**EXERCISE BRIEF**
Reproduce, word for word, every line from the first one down to the line containing "0.125, 0.113, 0.102];", and nothing else.

**DATASET EXTRACT**
------------

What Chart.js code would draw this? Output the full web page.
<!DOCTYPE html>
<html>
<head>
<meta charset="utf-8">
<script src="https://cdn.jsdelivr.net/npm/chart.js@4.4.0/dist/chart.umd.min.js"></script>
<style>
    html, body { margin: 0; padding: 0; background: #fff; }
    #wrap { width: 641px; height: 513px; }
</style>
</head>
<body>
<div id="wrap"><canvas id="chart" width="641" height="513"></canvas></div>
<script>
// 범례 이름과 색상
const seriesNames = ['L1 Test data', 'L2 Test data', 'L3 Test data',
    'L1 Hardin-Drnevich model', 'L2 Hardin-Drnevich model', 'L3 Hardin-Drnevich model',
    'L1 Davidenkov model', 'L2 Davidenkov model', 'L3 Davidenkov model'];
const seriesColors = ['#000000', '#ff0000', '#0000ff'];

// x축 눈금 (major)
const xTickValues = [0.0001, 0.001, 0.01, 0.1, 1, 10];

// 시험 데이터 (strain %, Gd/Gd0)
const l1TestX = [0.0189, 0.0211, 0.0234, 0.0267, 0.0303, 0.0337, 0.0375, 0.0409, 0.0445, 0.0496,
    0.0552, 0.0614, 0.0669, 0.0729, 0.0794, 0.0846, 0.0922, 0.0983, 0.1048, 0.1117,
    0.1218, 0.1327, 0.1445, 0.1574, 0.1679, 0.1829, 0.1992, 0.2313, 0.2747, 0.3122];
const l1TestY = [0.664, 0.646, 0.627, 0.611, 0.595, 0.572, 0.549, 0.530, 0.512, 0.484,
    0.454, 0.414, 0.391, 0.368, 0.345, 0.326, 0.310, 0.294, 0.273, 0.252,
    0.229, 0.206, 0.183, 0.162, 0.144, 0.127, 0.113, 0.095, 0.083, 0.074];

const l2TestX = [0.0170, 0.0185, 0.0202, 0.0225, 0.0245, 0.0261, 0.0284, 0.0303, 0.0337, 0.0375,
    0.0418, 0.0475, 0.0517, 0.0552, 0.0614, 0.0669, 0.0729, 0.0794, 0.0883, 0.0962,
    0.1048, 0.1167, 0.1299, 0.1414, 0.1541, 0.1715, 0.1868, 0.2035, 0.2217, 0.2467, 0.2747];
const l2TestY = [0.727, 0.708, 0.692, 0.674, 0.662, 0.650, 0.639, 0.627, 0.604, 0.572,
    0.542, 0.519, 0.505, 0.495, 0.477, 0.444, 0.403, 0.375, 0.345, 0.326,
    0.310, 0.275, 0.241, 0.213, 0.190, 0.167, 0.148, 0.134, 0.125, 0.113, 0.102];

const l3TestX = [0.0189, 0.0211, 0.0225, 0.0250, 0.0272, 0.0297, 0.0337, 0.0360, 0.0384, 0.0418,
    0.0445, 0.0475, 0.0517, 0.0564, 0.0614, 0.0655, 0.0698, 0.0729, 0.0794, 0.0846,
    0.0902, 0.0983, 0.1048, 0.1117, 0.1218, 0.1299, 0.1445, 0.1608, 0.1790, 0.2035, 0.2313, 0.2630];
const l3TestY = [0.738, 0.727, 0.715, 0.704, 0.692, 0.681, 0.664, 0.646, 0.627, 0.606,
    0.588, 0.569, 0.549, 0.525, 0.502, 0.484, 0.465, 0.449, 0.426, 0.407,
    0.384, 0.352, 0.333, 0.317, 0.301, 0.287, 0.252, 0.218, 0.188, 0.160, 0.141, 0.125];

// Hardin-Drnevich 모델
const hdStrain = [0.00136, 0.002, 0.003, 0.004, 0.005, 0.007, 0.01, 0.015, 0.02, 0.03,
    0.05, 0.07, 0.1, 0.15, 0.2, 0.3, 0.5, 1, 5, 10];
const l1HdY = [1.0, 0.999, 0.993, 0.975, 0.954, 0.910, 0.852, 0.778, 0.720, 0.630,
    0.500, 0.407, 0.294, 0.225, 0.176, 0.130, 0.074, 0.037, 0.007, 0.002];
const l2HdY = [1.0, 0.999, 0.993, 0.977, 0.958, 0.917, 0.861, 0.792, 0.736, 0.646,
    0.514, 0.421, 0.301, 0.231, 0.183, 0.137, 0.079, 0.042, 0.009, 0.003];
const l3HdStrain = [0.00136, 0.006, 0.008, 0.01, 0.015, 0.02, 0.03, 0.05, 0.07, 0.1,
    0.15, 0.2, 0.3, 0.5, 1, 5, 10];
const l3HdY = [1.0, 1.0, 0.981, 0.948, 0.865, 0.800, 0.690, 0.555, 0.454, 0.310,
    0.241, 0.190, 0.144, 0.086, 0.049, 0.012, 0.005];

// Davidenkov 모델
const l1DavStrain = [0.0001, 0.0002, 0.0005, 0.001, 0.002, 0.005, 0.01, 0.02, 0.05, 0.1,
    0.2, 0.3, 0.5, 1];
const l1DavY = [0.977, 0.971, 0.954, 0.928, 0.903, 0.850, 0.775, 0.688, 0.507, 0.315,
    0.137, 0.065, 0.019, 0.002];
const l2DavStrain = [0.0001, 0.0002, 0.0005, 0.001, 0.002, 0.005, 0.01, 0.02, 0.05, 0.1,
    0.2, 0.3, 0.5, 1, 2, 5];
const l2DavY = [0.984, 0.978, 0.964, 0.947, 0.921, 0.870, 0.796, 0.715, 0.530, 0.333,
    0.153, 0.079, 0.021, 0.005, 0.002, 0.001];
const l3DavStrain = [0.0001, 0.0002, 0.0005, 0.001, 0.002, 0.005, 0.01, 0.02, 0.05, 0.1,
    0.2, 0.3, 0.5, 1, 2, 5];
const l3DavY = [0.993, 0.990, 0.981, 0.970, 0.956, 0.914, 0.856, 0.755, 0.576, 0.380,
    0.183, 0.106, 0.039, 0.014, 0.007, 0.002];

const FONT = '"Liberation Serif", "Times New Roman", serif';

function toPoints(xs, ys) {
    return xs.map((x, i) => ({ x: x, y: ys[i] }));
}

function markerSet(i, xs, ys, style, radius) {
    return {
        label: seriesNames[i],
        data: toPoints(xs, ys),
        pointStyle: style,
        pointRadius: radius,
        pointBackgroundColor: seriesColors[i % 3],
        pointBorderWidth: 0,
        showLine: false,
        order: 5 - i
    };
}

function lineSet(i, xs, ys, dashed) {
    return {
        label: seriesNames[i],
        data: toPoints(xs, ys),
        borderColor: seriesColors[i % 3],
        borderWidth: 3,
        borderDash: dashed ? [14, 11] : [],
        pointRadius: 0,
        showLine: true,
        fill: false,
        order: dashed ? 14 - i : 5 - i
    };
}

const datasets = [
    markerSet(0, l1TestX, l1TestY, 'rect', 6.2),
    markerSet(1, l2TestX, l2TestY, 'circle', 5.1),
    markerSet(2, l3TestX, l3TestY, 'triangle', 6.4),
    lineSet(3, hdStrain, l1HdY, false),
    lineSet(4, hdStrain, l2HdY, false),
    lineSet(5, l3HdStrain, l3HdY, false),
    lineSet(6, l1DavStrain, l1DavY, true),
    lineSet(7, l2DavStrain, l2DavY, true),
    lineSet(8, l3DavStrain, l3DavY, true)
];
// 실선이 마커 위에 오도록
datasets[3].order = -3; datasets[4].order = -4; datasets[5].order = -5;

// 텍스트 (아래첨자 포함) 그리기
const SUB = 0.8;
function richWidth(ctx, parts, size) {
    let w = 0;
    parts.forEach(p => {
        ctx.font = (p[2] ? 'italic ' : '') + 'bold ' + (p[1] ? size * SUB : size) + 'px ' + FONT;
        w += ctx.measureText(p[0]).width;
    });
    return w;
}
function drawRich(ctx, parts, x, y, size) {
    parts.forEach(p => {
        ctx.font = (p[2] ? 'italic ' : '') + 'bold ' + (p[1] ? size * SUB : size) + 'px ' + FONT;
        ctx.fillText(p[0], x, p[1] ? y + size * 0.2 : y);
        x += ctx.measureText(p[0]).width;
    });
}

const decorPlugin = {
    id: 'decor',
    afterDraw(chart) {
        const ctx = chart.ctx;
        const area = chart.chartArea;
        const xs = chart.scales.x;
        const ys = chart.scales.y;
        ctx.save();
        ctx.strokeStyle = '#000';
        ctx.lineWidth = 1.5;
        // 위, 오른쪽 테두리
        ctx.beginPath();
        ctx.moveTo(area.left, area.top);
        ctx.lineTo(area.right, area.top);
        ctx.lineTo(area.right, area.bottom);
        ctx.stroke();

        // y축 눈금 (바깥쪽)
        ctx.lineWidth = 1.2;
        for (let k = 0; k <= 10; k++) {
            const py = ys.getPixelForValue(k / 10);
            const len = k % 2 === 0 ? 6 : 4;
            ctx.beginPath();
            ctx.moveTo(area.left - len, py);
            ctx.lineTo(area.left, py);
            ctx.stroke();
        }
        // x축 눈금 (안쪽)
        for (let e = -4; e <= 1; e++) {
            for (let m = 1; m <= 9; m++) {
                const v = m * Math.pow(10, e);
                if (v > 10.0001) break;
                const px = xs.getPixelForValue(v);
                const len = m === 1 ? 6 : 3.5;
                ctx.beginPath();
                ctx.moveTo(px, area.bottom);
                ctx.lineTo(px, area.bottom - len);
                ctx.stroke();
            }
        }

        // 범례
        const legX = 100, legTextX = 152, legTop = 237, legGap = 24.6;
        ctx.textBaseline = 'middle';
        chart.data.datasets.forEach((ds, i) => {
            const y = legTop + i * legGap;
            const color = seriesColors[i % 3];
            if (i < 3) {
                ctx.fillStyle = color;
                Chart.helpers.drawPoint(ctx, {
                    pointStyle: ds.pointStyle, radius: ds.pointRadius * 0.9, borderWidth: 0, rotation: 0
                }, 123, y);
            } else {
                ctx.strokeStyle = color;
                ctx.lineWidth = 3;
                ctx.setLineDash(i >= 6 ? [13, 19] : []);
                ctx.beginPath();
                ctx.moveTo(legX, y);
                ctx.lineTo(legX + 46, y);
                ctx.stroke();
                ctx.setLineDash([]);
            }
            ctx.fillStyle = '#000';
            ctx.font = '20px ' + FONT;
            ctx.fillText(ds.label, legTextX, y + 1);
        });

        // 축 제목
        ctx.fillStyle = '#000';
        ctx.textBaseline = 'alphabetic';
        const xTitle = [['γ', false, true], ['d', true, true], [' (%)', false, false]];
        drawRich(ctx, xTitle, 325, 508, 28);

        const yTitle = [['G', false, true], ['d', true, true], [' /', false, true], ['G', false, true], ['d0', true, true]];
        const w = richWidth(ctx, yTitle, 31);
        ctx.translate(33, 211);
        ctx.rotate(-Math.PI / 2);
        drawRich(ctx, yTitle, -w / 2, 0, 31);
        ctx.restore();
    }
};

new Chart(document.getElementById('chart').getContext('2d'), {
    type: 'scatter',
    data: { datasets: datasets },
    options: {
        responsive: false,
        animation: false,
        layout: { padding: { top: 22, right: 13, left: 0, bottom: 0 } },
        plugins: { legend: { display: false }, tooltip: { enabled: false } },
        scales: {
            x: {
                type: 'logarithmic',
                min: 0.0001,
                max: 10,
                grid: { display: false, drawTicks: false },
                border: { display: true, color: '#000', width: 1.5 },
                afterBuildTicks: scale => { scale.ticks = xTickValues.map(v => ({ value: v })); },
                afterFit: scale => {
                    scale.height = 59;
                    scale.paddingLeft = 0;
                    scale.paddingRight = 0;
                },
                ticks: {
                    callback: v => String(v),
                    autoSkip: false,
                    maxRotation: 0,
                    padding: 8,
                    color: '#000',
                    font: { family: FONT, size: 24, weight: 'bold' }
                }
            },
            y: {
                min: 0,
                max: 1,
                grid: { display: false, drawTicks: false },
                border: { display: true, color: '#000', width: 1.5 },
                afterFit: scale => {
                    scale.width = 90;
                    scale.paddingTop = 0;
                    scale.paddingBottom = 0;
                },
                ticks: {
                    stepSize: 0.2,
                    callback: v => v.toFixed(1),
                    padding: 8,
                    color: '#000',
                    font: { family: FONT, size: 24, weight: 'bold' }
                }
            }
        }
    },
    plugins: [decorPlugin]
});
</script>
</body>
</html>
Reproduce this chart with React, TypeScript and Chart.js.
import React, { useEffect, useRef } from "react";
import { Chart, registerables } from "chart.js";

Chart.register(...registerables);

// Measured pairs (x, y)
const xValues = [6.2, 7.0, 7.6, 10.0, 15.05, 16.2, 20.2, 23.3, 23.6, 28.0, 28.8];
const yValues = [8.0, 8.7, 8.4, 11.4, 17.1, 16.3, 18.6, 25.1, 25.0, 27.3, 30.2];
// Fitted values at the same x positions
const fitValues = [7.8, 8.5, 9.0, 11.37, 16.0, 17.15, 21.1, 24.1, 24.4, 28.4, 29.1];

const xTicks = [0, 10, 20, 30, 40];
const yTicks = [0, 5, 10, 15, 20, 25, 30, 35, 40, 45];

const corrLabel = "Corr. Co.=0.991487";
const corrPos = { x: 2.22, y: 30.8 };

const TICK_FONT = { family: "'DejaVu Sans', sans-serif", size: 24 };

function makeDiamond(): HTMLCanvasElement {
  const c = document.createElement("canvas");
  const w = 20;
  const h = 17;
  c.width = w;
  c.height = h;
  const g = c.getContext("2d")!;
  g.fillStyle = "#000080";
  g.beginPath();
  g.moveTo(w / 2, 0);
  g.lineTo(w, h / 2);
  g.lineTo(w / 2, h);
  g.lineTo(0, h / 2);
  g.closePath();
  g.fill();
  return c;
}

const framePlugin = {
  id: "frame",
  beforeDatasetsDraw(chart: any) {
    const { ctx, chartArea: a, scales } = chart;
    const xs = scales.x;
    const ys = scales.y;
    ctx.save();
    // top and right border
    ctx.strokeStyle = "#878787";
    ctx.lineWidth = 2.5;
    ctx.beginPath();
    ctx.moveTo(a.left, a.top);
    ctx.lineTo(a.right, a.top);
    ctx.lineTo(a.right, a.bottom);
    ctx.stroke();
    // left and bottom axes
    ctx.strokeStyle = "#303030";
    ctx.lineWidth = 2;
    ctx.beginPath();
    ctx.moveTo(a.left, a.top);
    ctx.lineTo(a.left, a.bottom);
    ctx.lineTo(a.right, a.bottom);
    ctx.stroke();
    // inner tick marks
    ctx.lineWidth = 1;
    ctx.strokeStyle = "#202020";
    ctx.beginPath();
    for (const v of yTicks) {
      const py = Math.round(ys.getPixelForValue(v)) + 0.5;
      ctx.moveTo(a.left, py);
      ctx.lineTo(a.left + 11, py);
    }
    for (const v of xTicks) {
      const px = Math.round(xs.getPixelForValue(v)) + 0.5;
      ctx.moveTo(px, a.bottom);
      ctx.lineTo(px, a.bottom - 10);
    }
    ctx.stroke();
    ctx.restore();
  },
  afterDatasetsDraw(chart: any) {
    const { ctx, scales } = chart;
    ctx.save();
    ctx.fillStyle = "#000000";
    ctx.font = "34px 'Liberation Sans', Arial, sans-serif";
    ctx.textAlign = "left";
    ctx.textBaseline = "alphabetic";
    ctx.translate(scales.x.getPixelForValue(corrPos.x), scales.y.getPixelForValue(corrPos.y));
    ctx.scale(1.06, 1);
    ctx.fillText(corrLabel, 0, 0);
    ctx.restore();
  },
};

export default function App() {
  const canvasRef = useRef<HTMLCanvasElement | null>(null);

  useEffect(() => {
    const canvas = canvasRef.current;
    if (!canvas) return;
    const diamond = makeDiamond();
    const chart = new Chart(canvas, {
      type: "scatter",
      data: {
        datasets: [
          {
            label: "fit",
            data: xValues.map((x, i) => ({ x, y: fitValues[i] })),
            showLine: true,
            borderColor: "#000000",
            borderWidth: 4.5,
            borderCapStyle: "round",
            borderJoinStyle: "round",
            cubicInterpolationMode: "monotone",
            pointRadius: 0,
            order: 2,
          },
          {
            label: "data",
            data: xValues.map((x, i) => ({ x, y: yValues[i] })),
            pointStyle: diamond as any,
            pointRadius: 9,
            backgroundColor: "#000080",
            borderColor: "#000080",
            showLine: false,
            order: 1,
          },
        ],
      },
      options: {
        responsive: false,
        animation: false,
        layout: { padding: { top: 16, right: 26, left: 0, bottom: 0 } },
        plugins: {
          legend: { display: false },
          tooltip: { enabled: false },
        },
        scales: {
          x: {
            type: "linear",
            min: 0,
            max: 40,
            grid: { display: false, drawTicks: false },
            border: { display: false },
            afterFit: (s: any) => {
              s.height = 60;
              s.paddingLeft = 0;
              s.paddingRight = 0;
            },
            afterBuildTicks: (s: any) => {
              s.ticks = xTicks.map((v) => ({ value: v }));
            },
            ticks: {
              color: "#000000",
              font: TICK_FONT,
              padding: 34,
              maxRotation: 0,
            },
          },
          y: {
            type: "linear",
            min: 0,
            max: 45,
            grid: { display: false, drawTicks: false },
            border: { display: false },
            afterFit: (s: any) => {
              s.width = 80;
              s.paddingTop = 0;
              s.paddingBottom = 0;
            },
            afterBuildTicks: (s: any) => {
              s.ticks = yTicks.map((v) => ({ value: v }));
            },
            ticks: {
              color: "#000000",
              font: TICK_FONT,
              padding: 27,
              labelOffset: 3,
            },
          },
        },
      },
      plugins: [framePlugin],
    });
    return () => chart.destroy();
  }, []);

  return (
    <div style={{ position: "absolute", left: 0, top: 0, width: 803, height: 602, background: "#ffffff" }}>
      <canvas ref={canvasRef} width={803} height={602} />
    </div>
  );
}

------------

**EXERCISE RESULT**
What Chart.js code would draw this? Output the full web page.
<!DOCTYPE html>
<html>
<head>
<meta charset="utf-8">
<script src="https://cdn.jsdelivr.net/npm/chart.js@4.4.0/dist/chart.umd.min.js"></script>
<style>
    html, body { margin: 0; padding: 0; background: #fff; }
    #wrap { width: 641px; height: 513px; }
</style>
</head>
<body>
<div id="wrap"><canvas id="chart" width="641" height="513"></canvas></div>
<script>
// 범례 이름과 색상
const seriesNames = ['L1 Test data', 'L2 Test data', 'L3 Test data',
    'L1 Hardin-Drnevich model', 'L2 Hardin-Drnevich model', 'L3 Hardin-Drnevich model',
    'L1 Davidenkov model', 'L2 Davidenkov model', 'L3 Davidenkov model'];
const seriesColors = ['#000000', '#ff0000', '#0000ff'];

// x축 눈금 (major)
const xTickValues = [0.0001, 0.001, 0.01, 0.1, 1, 10];

// 시험 데이터 (strain %, Gd/Gd0)
const l1TestX = [0.0189, 0.0211, 0.0234, 0.0267, 0.0303, 0.0337, 0.0375, 0.0409, 0.0445, 0.0496,
    0.0552, 0.0614, 0.0669, 0.0729, 0.0794, 0.0846, 0.0922, 0.0983, 0.1048, 0.1117,
    0.1218, 0.1327, 0.1445, 0.1574, 0.1679, 0.1829, 0.1992, 0.2313, 0.2747, 0.3122];
const l1TestY = [0.664, 0.646, 0.627, 0.611, 0.595, 0.572, 0.549, 0.530, 0.512, 0.484,
    0.454, 0.414, 0.391, 0.368, 0.345, 0.326, 0.310, 0.294, 0.273, 0.252,
    0.229, 0.206, 0.183, 0.162, 0.144, 0.127, 0.113, 0.095, 0.083, 0.074];

const l2TestX = [0.0170, 0.0185, 0.0202, 0.0225, 0.0245, 0.0261, 0.0284, 0.0303, 0.0337, 0.0375,
    0.0418, 0.0475, 0.0517, 0.0552, 0.0614, 0.0669, 0.0729, 0.0794, 0.0883, 0.0962,
    0.1048, 0.1167, 0.1299, 0.1414, 0.1541, 0.1715, 0.1868, 0.2035, 0.2217, 0.2467, 0.2747];
const l2TestY = [0.727, 0.708, 0.692, 0.674, 0.662, 0.650, 0.639, 0.627, 0.604, 0.572,
    0.542, 0.519, 0.505, 0.495, 0.477, 0.444, 0.403, 0.375, 0.345, 0.326,
    0.310, 0.275, 0.241, 0.213, 0.190, 0.167, 0.148, 0.134, 0.125, 0.113, 0.102];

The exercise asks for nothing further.